Exercise goal: Please print exactly the lines below, from the start of the material up to and including the line with "at ([xshift=7.2pt,yshift=3.3pt]fun.base east);", but none of the pictures.

Records provided:

┏━━

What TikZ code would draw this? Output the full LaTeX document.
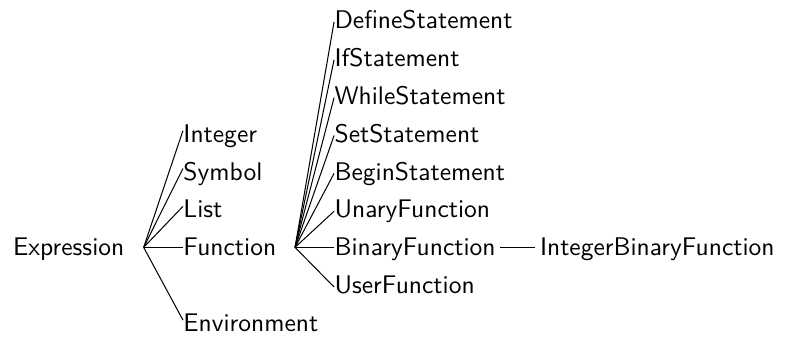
\documentclass[tikz,border=0pt]{standalone}
\usetikzlibrary{positioning}

\begin{document}
\begin{tikzpicture}[
leaf/.style={
  inner sep=0pt,
  font=\sffamily,
  anchor=base west
},
node distance=14.85pt
]
\node[leaf] at (0,0)
  (expr) {Expression};
\useasboundingbox ([xshift=-4.98pt,yshift=-32.2pt]expr.base west) rectangle ([xshift=304pt,yshift=100.3pt]expr.base west);

% first level
\node[right=22.8pt of expr.base east,leaf] 
  (fun) {Function};
\node[above=of fun.base west,leaf] 
  (lst) {List};
\node[above=of lst.base west,leaf] 
  (sym) {Symbol};
\node[above=of sym.base west,leaf] 
  (int) {Integer};
\node[below=29.7pt of fun.base west,leaf] 
  (env) {Environment};

% second level
\node[right=22.5pt of fun.base east,leaf] 
  (binf) {BinaryFunction};
\node[above=of binf.base west,leaf] 
  (una) {UnaryFunction};
\node[above=of una.base west,leaf] 
  (beg) {BeginStatement};
\node[above=of beg.base west,leaf] 
  (set) {SetStatement};
\node[above=of set.base west,leaf] 
  (whl) {WhileStatement};
\node[above=of whl.base west,leaf] 
  (ifs) {IfStatement};
\node[above=of ifs.base west,leaf] 
  (def) {DefineStatement};
\node[below=of binf.base west,leaf] 
  (usr) {UserFunction};
\node[right=17pt of binf.base east,leaf] 
  (ibf) {IntegerBinaryFunction};

\coordinate (efork) at ([xshift=7.4pt,yshift=3.3pt]expr.base east);
\coordinate (ffork) at ([xshift=7.2pt,yshift=3.3pt]fun.base east);

\foreach \n in {int,sym,lst,env}
  \draw (efork) -- ([yshift=4.5pt]\n.base west);
\draw (efork) -- ([yshift=3.3pt]fun.base west);
\foreach \n in {def,ifs,whl,set,beg,una,usr}
  \draw (ffork) -- ([yshift=2.6pt]\n.base west);
\draw (ffork) -- ([yshift=3.3pt]binf.base west);
\draw ([xshift=1.6pt,yshift=3.3pt]binf.base east) -- ([xshift=-1.6pt,yshift=3.3pt]ibf.base west);
\end{tikzpicture}
\end{document}
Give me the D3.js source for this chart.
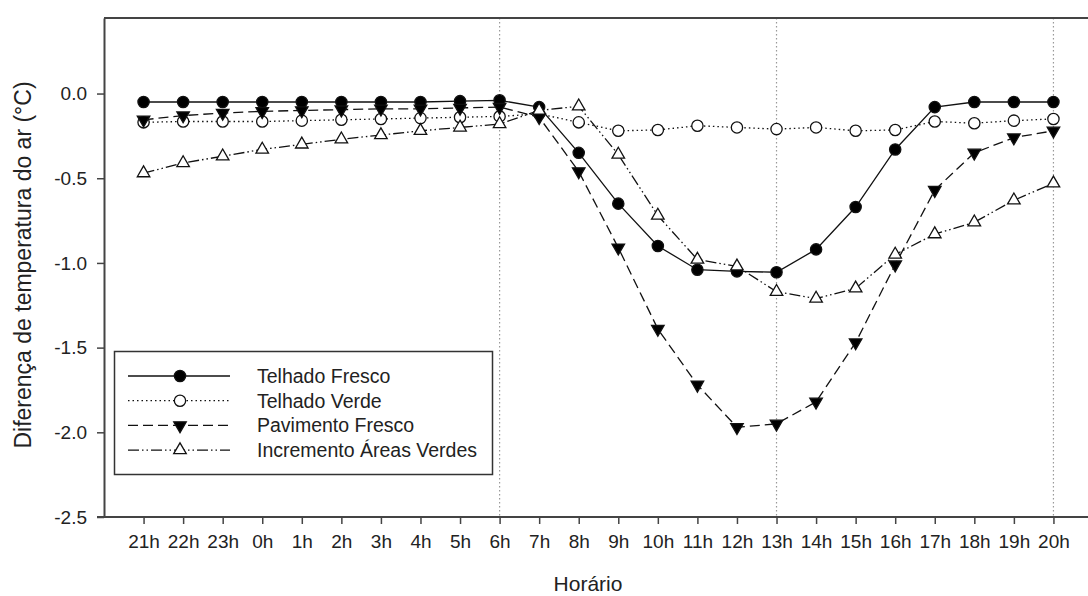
<!DOCTYPE html>
<html>
<head>
<meta charset="utf-8">
<script src="https://cdn.jsdelivr.net/npm/d3@7"></script>
<style>
  body { margin: 0; background: #fff; }
  text { font-family: "Liberation Sans", Arial, sans-serif; fill: #222; }
</style>
</head>
<body>
<script>
var width = 1088,
    height = 596;

// hours on the x axis
var hours = ["21h", "22h", "23h", "0h", "1h", "2h", "3h", "4h", "5h", "6h", "7h", "8h",
             "9h", "10h", "11h", "12h", "13h", "14h", "15h", "16h", "17h", "18h", "19h", "20h"];

var yTicks = [0.0, -0.5, -1.0, -1.5, -2.0, -2.5];
var refHours = ["6h", "13h", "20h"];

// series values (°C)
var telhadoFresco = [-0.05, -0.05, -0.05, -0.05, -0.05, -0.05, -0.05, -0.05, -0.045, -0.04, -0.08, -0.35,
                     -0.65, -0.90, -1.04, -1.05, -1.055, -0.92, -0.67, -0.33, -0.08, -0.05, -0.05, -0.05];
var telhadoVerde = [-0.17, -0.165, -0.165, -0.165, -0.16, -0.155, -0.15, -0.145, -0.14, -0.135, -0.12, -0.17,
                    -0.22, -0.215, -0.19, -0.20, -0.21, -0.20, -0.22, -0.215, -0.165, -0.175, -0.16, -0.15];
var pavimentoFresco = [-0.155, -0.13, -0.115, -0.105, -0.10, -0.095, -0.09, -0.09, -0.085, -0.08, -0.14, -0.46,
                       -0.91, -1.39, -1.72, -1.97, -1.95, -1.82, -1.47, -1.01, -0.57, -0.35, -0.26, -0.22];
var incremento = [-0.47, -0.41, -0.37, -0.33, -0.30, -0.27, -0.245, -0.22, -0.20, -0.18, -0.10, -0.075,
                  -0.36, -0.72, -0.98, -1.02, -1.17, -1.21, -1.15, -0.95, -0.83, -0.76, -0.63, -0.53];

var seriesNames = ["Telhado Fresco", "Telhado Verde", "Pavimento Fresco", "Incremento Áreas Verdes"];

var series = [
  {name: seriesNames[0], values: telhadoFresco, dash: null, symbol: d3.symbolCircle, fill: "#000", size: 100},
  {name: seriesNames[1], values: telhadoVerde, dash: "1.5,3", symbol: d3.symbolCircle, fill: "#fff", size: 100},
  {name: seriesNames[2], values: pavimentoFresco, dash: "10,5", symbol: d3.symbolTriangle, fill: "#000", size: 68, rot: 180},
  {name: seriesNames[3], values: incremento, dash: "11,3,1.5,3,1.5,3", symbol: d3.symbolTriangle, fill: "#fff", size: 68}
];

var margin = {left: 104, top: 18, bottom: 517};

var x = d3.scaleLinear()
    .domain([-1, 24])
    .range([margin.left, 1093]);

var y = d3.scaleLinear()
    .domain([-2.5, 0.446])
    .range([margin.bottom, margin.top]);

var svg = d3.select("body").append("svg")
    .attr("width", width)
    .attr("height", height);

svg.append("rect").attr("width", width).attr("height", height).attr("fill", "#fff");

// dotted reference lines
svg.selectAll(".ref")
    .data(refHours)
    .enter().append("line")
    .attr("x1", function (d) { return x(hours.indexOf(d)); })
    .attr("x2", function (d) { return x(hours.indexOf(d)); })
    .attr("y1", margin.top)
    .attr("y2", margin.bottom)
    .attr("stroke", "#999")
    .attr("stroke-width", 1.2)
    .attr("stroke-dasharray", "1.5,2.5");

// frame top
svg.append("line")
    .attr("x1", margin.left).attr("x2", width)
    .attr("y1", margin.top).attr("y2", margin.top)
    .attr("stroke", "#444").attr("stroke-width", 2);

// axes
var xAxis = d3.axisBottom(x)
    .tickValues(d3.range(hours.length))
    .tickFormat(function (i) { return hours[i]; })
    .tickSizeInner(7)
    .tickSizeOuter(0)
    .tickPadding(11);

var yAxis = d3.axisLeft(y)
    .tickValues(yTicks)
    .tickFormat(function (d) { return d.toFixed(1); })
    .tickSizeInner(7)
    .tickSizeOuter(0)
    .tickPadding(10);

var gx = svg.append("g")
    .attr("transform", "translate(0," + margin.bottom + ")")
    .call(xAxis);
gx.select(".domain").attr("d", "M" + (margin.left - 7) + ",0H" + width);

var gy = svg.append("g")
    .attr("transform", "translate(" + margin.left + ",0)")
    .call(yAxis);

svg.selectAll(".domain").attr("stroke", "#444").attr("stroke-width", 2);
svg.selectAll(".tick line").attr("stroke", "#444").attr("stroke-width", 1.5);
svg.selectAll(".tick text")
    .style("font-family", "'Liberation Sans', Arial, sans-serif")
    .style("font-size", "19px")
    .attr("fill", "#222");

// axis titles
svg.append("text")
    .attr("x", 588)
    .attr("y", 591)
    .attr("text-anchor", "middle")
    .style("font-size", "21px")
    .text("Horário");

svg.append("text")
    .attr("transform", "translate(31,265)rotate(-90)")
    .attr("text-anchor", "middle")
    .style("font-size", "23px")
    .text("Diferença de temperatura do ar (°C)");

var line = d3.line()
    .x(function (d, i) { return x(i); })
    .y(function (d) { return y(d); });

var g = svg.append("g");

series.forEach(function (s) {
  g.append("path")
      .datum(s.values)
      .attr("d", line)
      .attr("fill", "none")
      .attr("stroke", "#111")
      .attr("stroke-width", 1.3)
      .attr("stroke-dasharray", s.dash);
});

series.forEach(function (s) {
  g.selectAll(null)
      .data(s.values)
      .enter().append("path")
      .attr("d", d3.symbol().type(s.symbol).size(s.size))
      .attr("transform", function (d, i) {
        return "translate(" + x(i) + "," + y(d) + ")" + (s.rot ? "rotate(" + s.rot + ")" : "");
      })
      .attr("fill", s.fill)
      .attr("stroke", "#111")
      .attr("stroke-width", 1.3);
});

// legend
var legend = svg.append("g");
legend.append("rect")
    .attr("x", 114.5).attr("y", 351.5)
    .attr("width", 378).attr("height", 123)
    .attr("fill", "#fff")
    .attr("stroke", "#333")
    .attr("stroke-width", 1.5);

var rows = legend.selectAll(".row")
    .data(series)
    .enter().append("g")
    .attr("transform", function (d, i) { return "translate(0," + (376 + i * 24.7) + ")"; });

rows.append("line")
    .attr("x1", 128).attr("x2", 230)
    .attr("stroke", "#111")
    .attr("stroke-width", 1.3)
    .attr("stroke-dasharray", function (d) { return d.dash; });

rows.append("path")
    .attr("d", function (d) { return d3.symbol().type(d.symbol).size(d.size)(); })
    .attr("transform", function (d) { return "translate(180,0)" + (d.rot ? "rotate(" + d.rot + ")" : ""); })
    .attr("fill", function (d) { return d.fill; })
    .attr("stroke", "#111")
    .attr("stroke-width", 1.3);

rows.append("text")
    .attr("x", 257)
    .attr("dy", "0.35em")
    .style("font-size", "19.5px")
    .text(function (d) { return d.name; });
</script>
</body>
</html>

┗━━

Answer in full:
What TikZ code would draw this? Output the full LaTeX document.
\documentclass[tikz,border=0pt]{standalone}
\usetikzlibrary{positioning}

\begin{document}
\begin{tikzpicture}[
leaf/.style={
  inner sep=0pt,
  font=\sffamily,
  anchor=base west
},
node distance=14.85pt
]
\node[leaf] at (0,0)
  (expr) {Expression};
\useasboundingbox ([xshift=-4.98pt,yshift=-32.2pt]expr.base west) rectangle ([xshift=304pt,yshift=100.3pt]expr.base west);

% first level
\node[right=22.8pt of expr.base east,leaf] 
  (fun) {Function};
\node[above=of fun.base west,leaf] 
  (lst) {List};
\node[above=of lst.base west,leaf] 
  (sym) {Symbol};
\node[above=of sym.base west,leaf] 
  (int) {Integer};
\node[below=29.7pt of fun.base west,leaf] 
  (env) {Environment};

% second level
\node[right=22.5pt of fun.base east,leaf] 
  (binf) {BinaryFunction};
\node[above=of binf.base west,leaf] 
  (una) {UnaryFunction};
\node[above=of una.base west,leaf] 
  (beg) {BeginStatement};
\node[above=of beg.base west,leaf] 
  (set) {SetStatement};
\node[above=of set.base west,leaf] 
  (whl) {WhileStatement};
\node[above=of whl.base west,leaf] 
  (ifs) {IfStatement};
\node[above=of ifs.base west,leaf] 
  (def) {DefineStatement};
\node[below=of binf.base west,leaf] 
  (usr) {UserFunction};
\node[right=17pt of binf.base east,leaf] 
  (ibf) {IntegerBinaryFunction};

\coordinate (efork) at ([xshift=7.4pt,yshift=3.3pt]expr.base east);
\coordinate (ffork) at ([xshift=7.2pt,yshift=3.3pt]fun.base east);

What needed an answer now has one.